To this date no money had been paid to either myself or Strickland. Lurie has recently written demanding itemized expense accounts which he already has and the matter has been turned over to our attorneys for collection. The money is not, of course, the issue, it is only symbolic.
It should be added that the new conference format places great stress on a preliminary research report to be given by Dr. Eliot Luby. The report is highly questionable.
The original grant of $150,000 to make the study was made by the National Institute for Mental Health in the midst of the Detroit Rebellion. Of the original grant $75,000 has already been sub-contracted to the University of Michigan. No hypothesis was contained in the request for funds which was pushed through in part because of political pressure applied by Michigan Republican Senator Robert Griffen. Sources close to the study have criticized its methodology as well as its orientation. In the first stages of the report white interviewers were used.

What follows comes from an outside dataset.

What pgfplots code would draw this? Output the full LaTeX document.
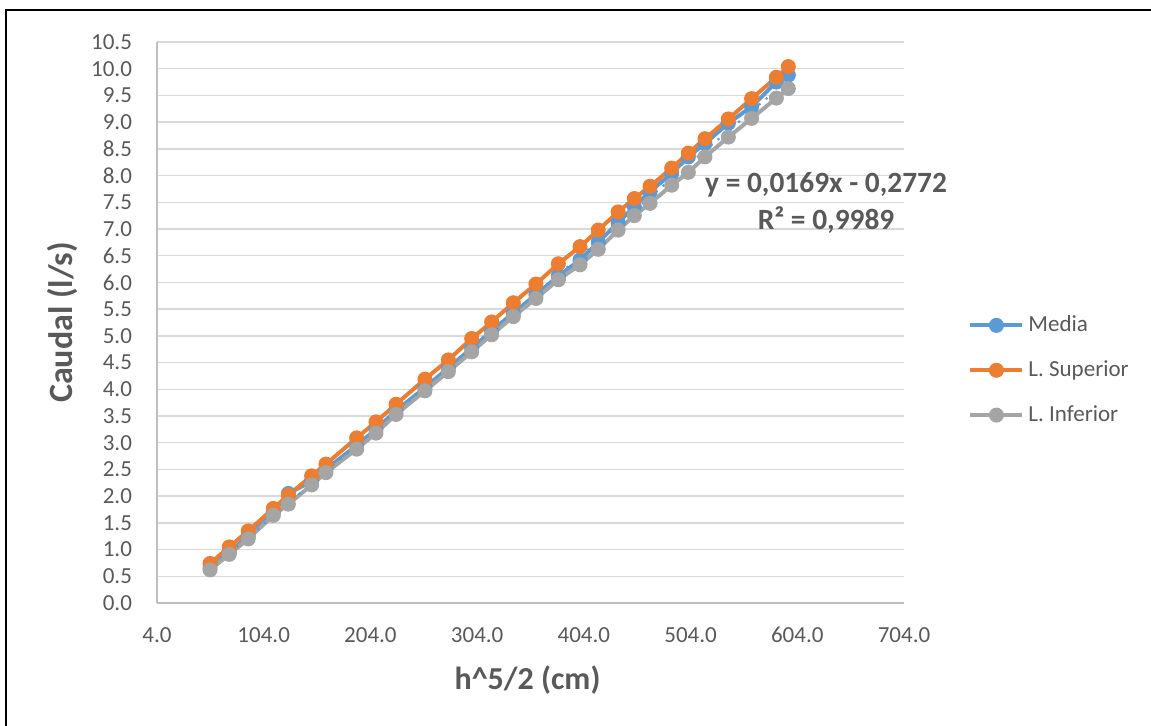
\documentclass[border=0pt]{standalone}
\usepackage{pgfplots}
\pgfplotsset{compat=1.18}
\usepackage{pgfplotstable}
\usepackage{fontspec}
\setmainfont{Carlito}

\definecolor{serblue}{HTML}{5B9BD5}
\definecolor{serorange}{HTML}{ED7D31}
\definecolor{sergray}{HTML}{A5A5A5}
\definecolor{txtgray}{HTML}{595959}
\definecolor{gridgray}{HTML}{D9D9D9}
\definecolor{axisgray}{HTML}{BFBFBF}

% h^(5/2) against flow: mean and upper / lower limits
\pgfplotstableread{
x      media  sup    inf
53.7   0.66   0.74   0.62
71.7   0.95   1.05   0.91
89.5   1.25   1.35   1.20
113.0  1.70   1.77   1.64
127.1  2.05   2.02   1.85
148.9  2.28   2.38   2.21
162.3  2.50   2.60   2.44
191.1  2.95   3.09   2.88
209.2  3.25   3.39   3.18
228.0  3.60   3.72   3.53
255.1  4.03   4.19   3.97
277.0  4.40   4.55   4.33
298.9  4.77   4.95   4.70
317.6  5.09   5.26   5.02
337.9  5.43   5.62   5.36
359.1  5.77   5.97   5.70
380.1  6.12   6.35   6.05
400.4  6.42   6.67   6.33
417.5  6.75   6.98   6.62
436.1  7.12   7.32   6.98
451.3  7.42   7.57   7.25
466.0  7.70   7.80   7.48
486.3  8.04   8.14   7.82
501.9  8.35   8.42   8.06
517.5  8.60   8.69   8.35
539.4  8.98   9.06   8.72
561.2  9.29   9.44   9.07
584.4  9.75   9.84   9.45
595.6  9.88   10.04  9.63
}\datos

\begin{document}
\begin{tikzpicture}
\useasboundingbox (0pt,0pt) rectangle (575.5pt,362.5pt);
\draw[black, line width=0.8pt] (3pt,-5pt) -- (3pt,357.5pt) -- (580pt,357.5pt);
\begin{axis}[
  at={(78.5pt,61pt)}, anchor=south west,
  scale only axis, width=373.5pt, height=280.5pt,
  clip=false,
  xmin=4, xmax=704, ymin=0, ymax=10.5,
  xtick={4,104,204,304,404,504,604,704},
  ytick={0,0.5,1,1.5,2,2.5,3,3.5,4,4.5,5,5.5,6,6.5,7,7.5,8,8.5,9,9.5,10,10.5},
  axis x line*=bottom, axis y line*=left,
  axis line style={axisgray, line width=0.75pt},
  ymajorgrids, grid style={gridgray, line width=0.75pt},
  major tick length=0pt, tick style={draw=none},
  ticklabel style={font=\fontsize{11.5}{13}\selectfont, text=txtgray},
  xticklabel style={yshift=-8.5pt},
  yticklabel style={xshift=-9pt},
  /pgf/number format/.cd, fixed, fixed zerofill, precision=1, assume math mode=true,
  /pgfplots/.cd,
  xlabel={h\textasciicircum 5/2 (cm)},
  ylabel={Caudal (l/s)},
  xlabel style={at={(axis description cs:0.496,-0.137)}, anchor=center,
    font=\bfseries\fontsize{16}{19}\selectfont, text=txtgray},
  ylabel style={at={(axis description cs:-0.127,0.5)}, anchor=center,
    font=\bfseries\fontsize{17}{20}\selectfont, text=txtgray},
  legend style={at={(axis description cs:1.0777,0.415)}, anchor=west,
    draw=none, fill=none, font=\fontsize{11.5}{13}\selectfont, text=txtgray,
    row sep=9pt},
  legend cell align=left,
  legend image code/.code={
    \draw[#1, mark repeat=2, mark phase=2]
      plot coordinates {(0pt,0pt) (13pt,0pt) (26pt,0pt)};},
]
\addplot[serblue, line width=2pt, mark=*, mark size=3.5pt,
  mark options={solid, fill=serblue, draw=serblue, line width=0.5pt}]
  table[x=x, y=media] {\datos};
\addlegendentry{Media}
\addplot[serorange, line width=2pt, mark=*, mark size=3.5pt,
  mark options={solid, fill=serorange, draw=serorange, line width=0.5pt}]
  table[x=x, y=sup] {\datos};
\addlegendentry{L. Superior}
\addplot[sergray, line width=2pt, mark=*, mark size=3.5pt,
  mark options={solid, fill=sergray, draw=sergray, line width=0.5pt}]
  table[x=x, y=inf] {\datos};
\addlegendentry{L. Inferior}
% linear trend of the mean: y = 0.0169x - 0.2772
\addplot[serblue, line width=1.5pt, dash pattern=on 0pt off 4.5pt,
  line cap=round, forget plot]
  coordinates {(53.7,0.630) (595.6,9.788)};
\node[font=\bfseries\fontsize{14.7}{18.5}\selectfont, text=txtgray, align=center]
  at (axis cs:631,7.49) {y = 0,0169x - 0,2772\\R² = 0,9989};
\end{axis}
\end{tikzpicture}
\end{document}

Speculation is that the report will argue with Negroes in general and that “rioters” in particular are “sick”; that they have been unable to adjust properly to urban society.
That of course is just the point. Understanding what happened with this conference is less important than understanding why. It is the University and white society which is sick; sick with racism, fear and liberalism. To cure that sickness is the task of us all, including universities. It is to the credit of black people that they are increasingly refusing to “adjust” to the oppression, exploitation and degradation which they find built into this society.
That then is the conference that will be. Wayne State will continue, apparently, to pursue grants, prestige and acceptance instead of the truth.
The conference that might have been is being planned as a counter-conference with representatives from the black community, a committee sponsored by the Student-Faculty Council and others and will be presented in the near future. Details will be available in the next issue of the Fifth Estate.